Credit: The Wolfe Tones/X

They sing “up the ra” because there’s nobody and nothing else to cheer

It’s a rough time to be a young, Irish, progressive, nationalist. According to figures, there’s a fair chance that if you are in your twenties, you are still living at home with Mammy. Inflation is eating away at your savings for a deposit almost as fast as you are adding to those savings. Your generation is quietly, and in large numbers, giving up on a life in Ireland and fleeing to Australia, or the United Kingdom, to build a life away from the old sod. An era defined by big campaigns for progressive social change hasn’t really made you happier in your country, or improved your life in any meaningful way. And your own generation hasn’t left much of a mark on the country. If anything, after two decades of rampant progressivism from the generation ahead of you, you’re a bit out of new ideas.

These facts are vital in understanding the sudden renaissance in Ireland of affection – either genuine or ironic – for the provisional IRA.

It is very hard to rebel against an establishment that is failing you when, on almost every measure, that establishment agrees with you and shares your values. Are you a left-leaning anti-imperialist feminist who doesn’t like landlords, wants climate change dealt with, and sees fascism lurking around every corner? Congratulations, you qualify to join Fine Gael – or Fianna Fáil, or any other bastion of the Irish establishment.

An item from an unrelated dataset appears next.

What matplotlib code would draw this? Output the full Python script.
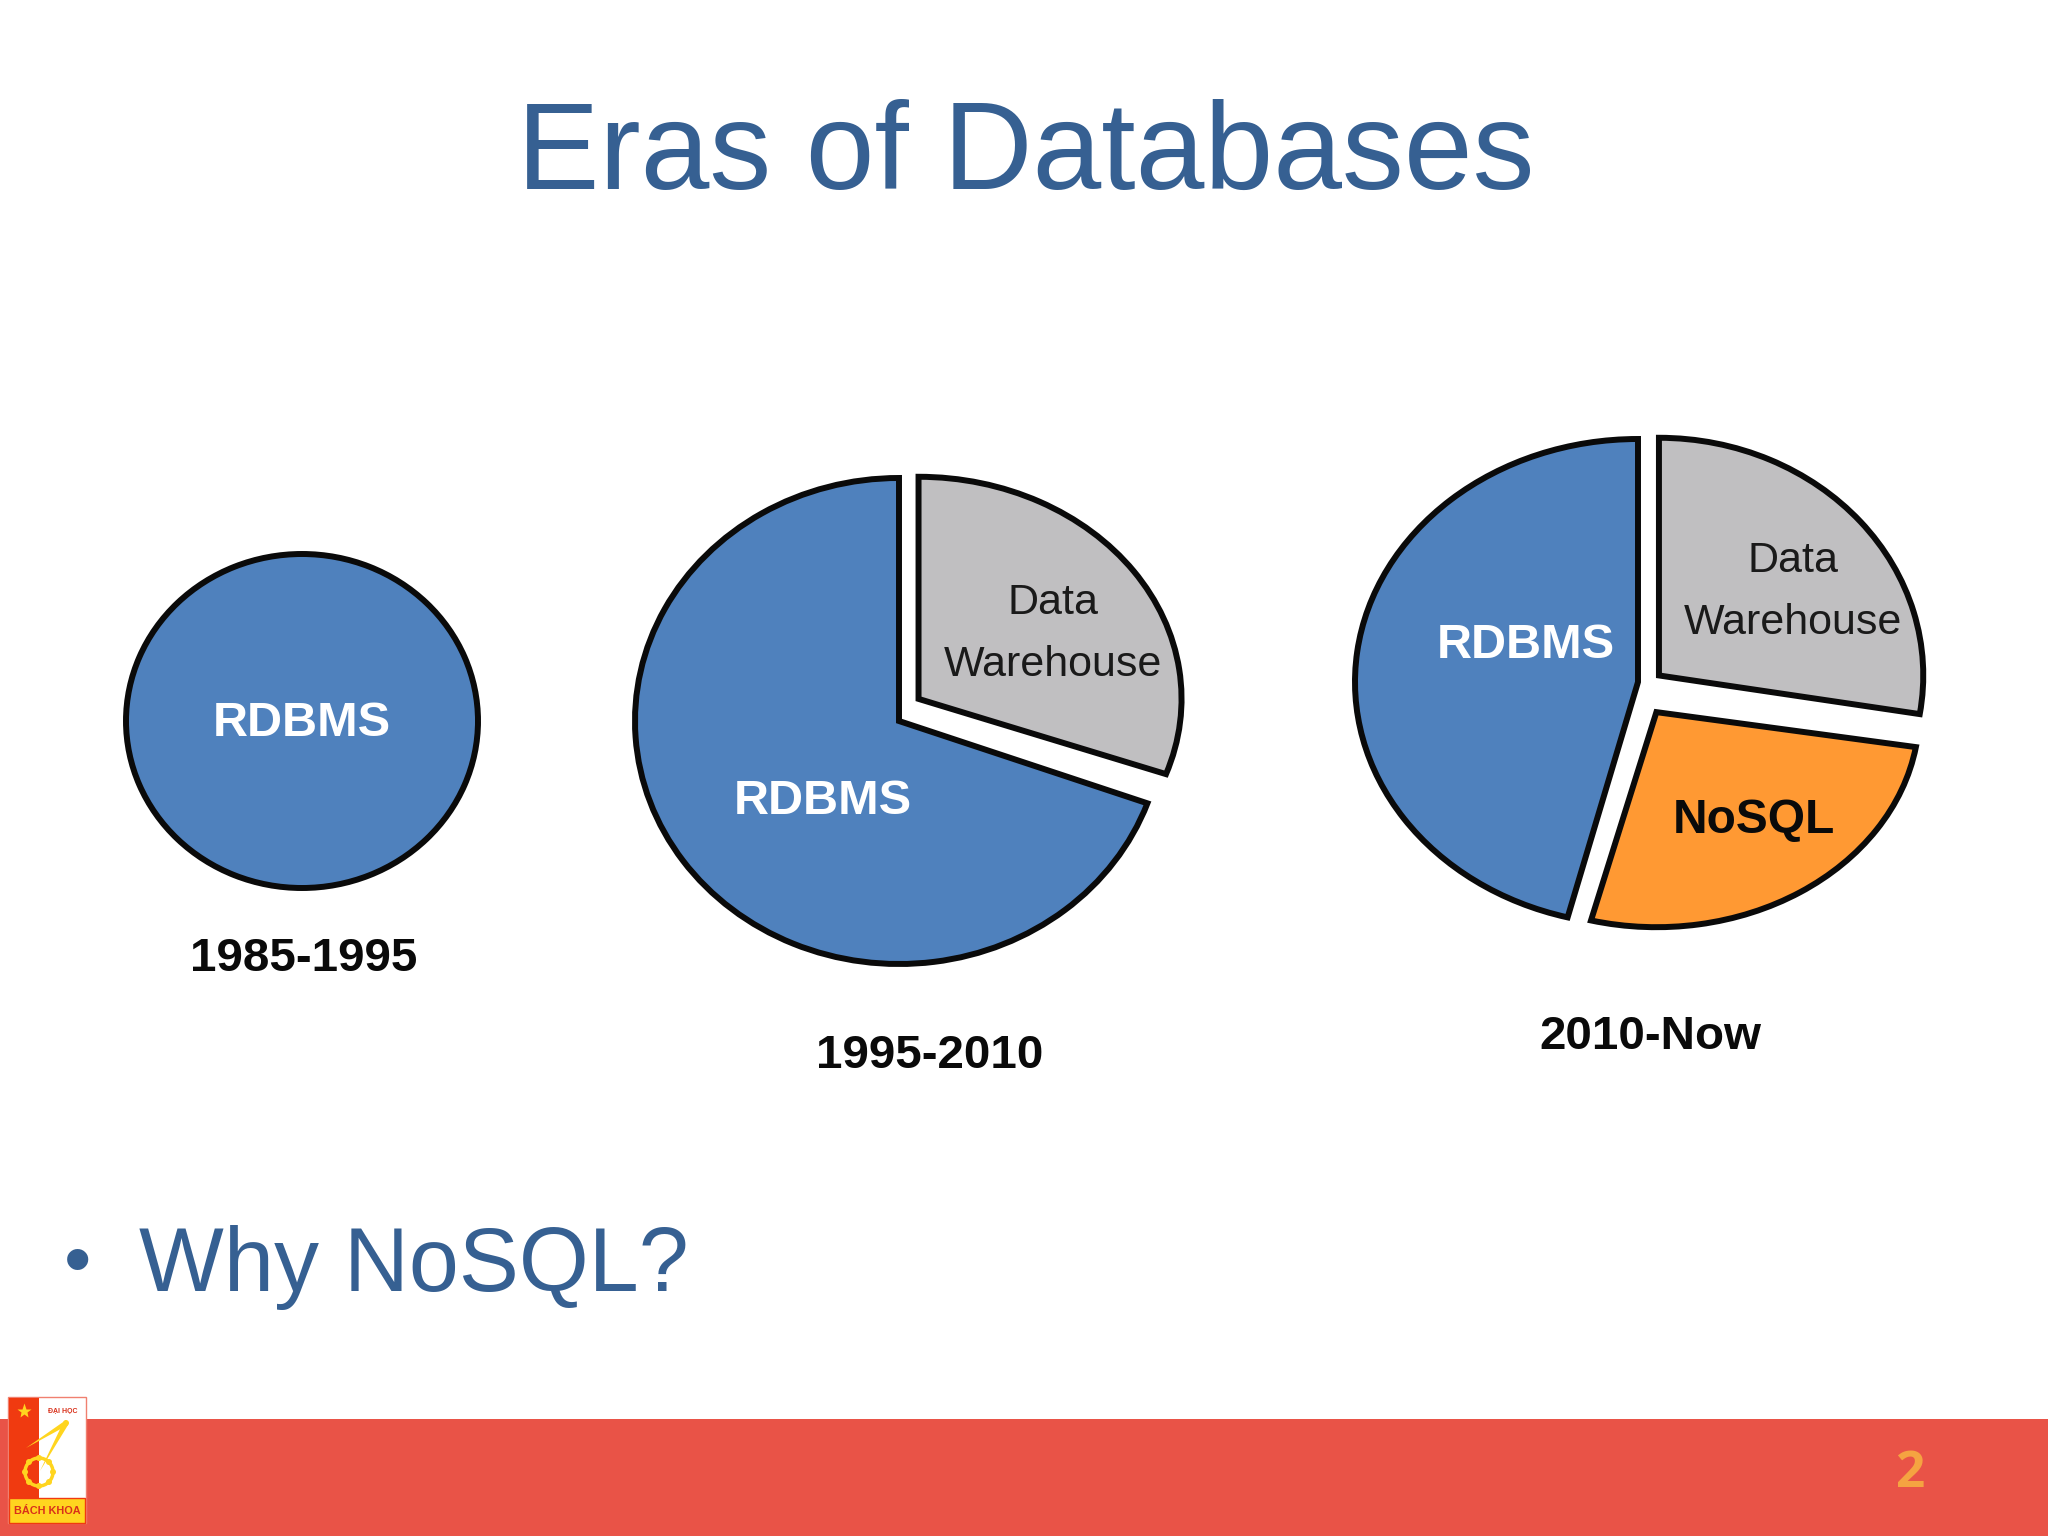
import matplotlib
matplotlib.use("Agg")
import matplotlib.pyplot as plt
from matplotlib.patches import Rectangle, Circle, Polygon
from matplotlib.transforms import Affine2D

# ---- data ----
pie1_labels = ["RDBMS"]
pie1_values = [100]
pie2_labels = ["RDBMS", "Data\nWarehouse"]
pie2_values = [69.5, 30.5]
pie3_labels = ["RDBMS", "NoSQL", "Data\nWarehouse"]
pie3_values = [46, 26.4, 27.6]
period_labels = ["1985-1995", "1995-2010", "2010-Now"]
title_text = "Eras of Databases"
bullet_text = "Why NoSQL?"
page_number = "2"

# ---- style ----
BLUE, GRAY, ORANGE = "#4F81BD", "#C0BFC1", "#FF9933"
TITLE = "#366092"
BAND = "#E95347"
EDGE = "#0a0a0a"
W, H = 2048, 1536
SANS = ["Liberation Sans", "DejaVu Sans"]

fig = plt.figure(figsize=(W / 100, H / 100), dpi=100, facecolor="white")


def draw_pie(cx, cy, rx, ry, values, colors, layout):
    """layout: per slice (offset x, offset y, radius, x stretch)."""
    ax = fig.add_axes([(cx - 1.25 * rx) / W, 1 - (cy + 1.25 * ry) / H,
                       2.5 * rx / W, 2.5 * ry / H])
    wedges, _ = ax.pie(values, colors=colors, startangle=90, counterclock=True,
                       wedgeprops=dict(edgecolor=EDGE, linewidth=4.3, joinstyle="miter"))
    ax.set_aspect("auto")
    ax.patch.set_alpha(0)
    for w, (dx, dy, r, sx) in zip(wedges, layout):
        w.set_center((dx, dy))
        w.set_radius(r)
        w.set_transform(Affine2D().translate(-dx, -dy).scale(sx, 1).translate(dx, dy)
                        + ax.transData)


draw_pie(302, 721, 176, 167, pie1_values, [BLUE], [(0, 0, 1, 1)])
draw_pie(899, 721, 264, 243, pie2_values, [BLUE, GRAY],
         [(0, 0, 1, 1), (0.074, 0.091, 0.914, 1.09)])
draw_pie(1638, 682, 283, 243, pie3_values, [BLUE, ORANGE, GRAY],
         [(0, 0, 1, 1), (0.065, -0.124, 0.885, 1.05), (0.074, 0.027, 0.978, 0.955)])

top = fig.add_axes([0, 0, 1, 1], zorder=10)
top.set_xlim(0, W)
top.set_ylim(H, 0)
top.axis("off")
top.patch.set_alpha(0)

# title and bullet
top.text(1026, 189, title_text, fontsize=89, color=TITLE, family=SANS,
         ha="center", va="baseline")
top.text(78, 1265, "\u2022", fontsize=56, color=TITLE, family=SANS,
         ha="center", va="center")
top.text(139, 1291, bullet_text, fontsize=64.7, color=TITLE, family=SANS,
         ha="left", va="baseline")


# pie labels
def label(x, y, s, size, color, weight="normal"):
    top.text(x, y, s, fontsize=size, color=color, family=SANS, weight=weight,
             ha="center", va="center", linespacing=1.72)


label(302, 724, pie1_labels[0], 35, "white", "bold")
label(823, 802, pie2_labels[0], 35, "white", "bold")
label(1053, 634, pie2_labels[1], 31, "#1a1a1a")
label(1526, 645, pie3_labels[0], 35, "white", "bold")
label(1754, 821, pie3_labels[1], 34.5, EDGE, "bold")
label(1793, 592, pie3_labels[2], 31, "#1a1a1a")

label(304, 959, period_labels[0], 34.2, EDGE, "bold")
label(930, 1056, period_labels[1], 34.2, EDGE, "bold")
label(1650, 1037, period_labels[2], 34.2, EDGE, "bold")

# footer band and page number
top.add_patch(Rectangle((0, 1419), W, H - 1419, facecolor=BAND, edgecolor="none"))
top.text(1910, 1474, page_number, fontsize=37, color="#F5A341", family=["Open Sans"],
         weight="bold", ha="center", va="center")

# logo
top.add_patch(Rectangle((8, 1397), 78, 126, facecolor="white", edgecolor="#F08070", lw=1))
top.add_patch(Rectangle((9, 1398), 30, 100, facecolor="#F03A10", edgecolor="none"))
top.add_patch(Rectangle((9, 1498), 76, 25, facecolor="#FFD51F", edgecolor="#F03A10", lw=1))
top.plot([24], [1411], marker="*", ms=11, color="#FFD51F", mec="none")
top.add_patch(Circle((39, 1472), 14, facecolor="none", edgecolor="#FFD51F", lw=2.5))
for a, b in [(39, 1458), (39, 1486), (25, 1472), (53, 1472), (29, 1462), (49, 1462), (29, 1482), (49, 1482)]:
    top.add_patch(Circle((a, b), 3, facecolor="#FFD51F", edgecolor="none"))
top.add_patch(Polygon([[66, 1420], [68, 1425], [26, 1448]], facecolor="#FFD51F", edgecolor="none"))
top.add_patch(Polygon([[63, 1423], [68, 1425], [40, 1471]], facecolor="#FFD51F", edgecolor="none"))
top.add_patch(Circle((66, 1423), 3, facecolor="#FFD51F", edgecolor="none"))
top.text(63, 1411, "ĐẠI HỌC", fontsize=5, color="#D9301A", family=SANS, weight="bold",
         ha="center", va="center")
top.text(47, 1511, "BÁCH KHOA", fontsize=7.8, color="#D9301A", family=SANS, weight="bold",
         ha="center", va="center")

fig.savefig("out.png", dpi=100, facecolor="white")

The young are clearly dissatisfied with Irish policy, and the Irish Government – they have every right to be. The problem is that finding things to differ from the Irish Government on is difficult. Given that the coalition is almost obsessively aligned with progressive young people in the here and now, about the only way left to show that you’re opposed to them is to fight them on the past.

Chanting and singing in favour of the IRA is ideal, in that context, because it’s generational: It’s the kind of thing that can reliably be expected to horrify the olds, and signal that your generation is new and cool and rebellious and different. Conveniently, it requires almost no work or effort, let alone anyone having to learn about the handling of explosives and timers, or risk getting themselves blown up by their own bombs. These bombs are entirely rhetorical – an overt two fingers to the generation that came before and, as you see it, messed up your life on you.

But it does rather sum up the exhausted nature of progressivism: In the past, youthful left wing rebellion was almost always forward-looking. Progressive rebellion almost always seeks to tear down the societal rules that older generations lived by: We went from free love, to gay love, to rebelling against religion, to fighting censorship, to fighting the very boundaries of gender. What’s left? Very little, is the answer, which leaves the younger depressed rebel at something of a loss.

That’s the progressive side. What about the nationalism?

The IRA as a proxy vehicle for Irish nationalist sentiment in the 2020’s is again, I’d argue, a function of necessity more than utility. The soccer team is in the pits. The Rugby team is successful, but so associated with middle class south Dublin values that it’s not even really nationalist to associate with it. If you want to pin your green ribbon on the heroes of 1916, and all that palaver, it’s a crowded field and you’ll have to rub shoulders with a preening Micheál Martin. Unlike the British, we have no World War Two heroics to hark back to, and unlike our revolutionary brethren in Palestine, no festering sore to pick at. Once you strip away the traditional modern outposts of national sentiment – soccer and war – you’re not left with much of anything, except the questionable heroics of the provisionals.

All of this, I think, explains the sudden popularity of the Wolfe Tones and the sudden youthful exuberance for provo rebel songs. It’s about rejecting the country they live in, without actually having to provide an alternative vision for the country they live in, since no such vision that appeals to them exists.

There is, of course, much to laugh at in all of this: The disaffected youth are living in a country that for most of the past thirty years has been governed almost entirely in the interests and in the tone of the disaffected youth. The boogeymen that once held sway have been swept away: The church is a husk. The political right is an echo. The big corporations are all rainbow-bedecked progressives, these days. Education has never been more freely available. Everywhere you turn, progressivism holds sway.

And yet, the youth are still upset, and can’t put their finger on why. So up the ra it is, because there’s nowhere left to go.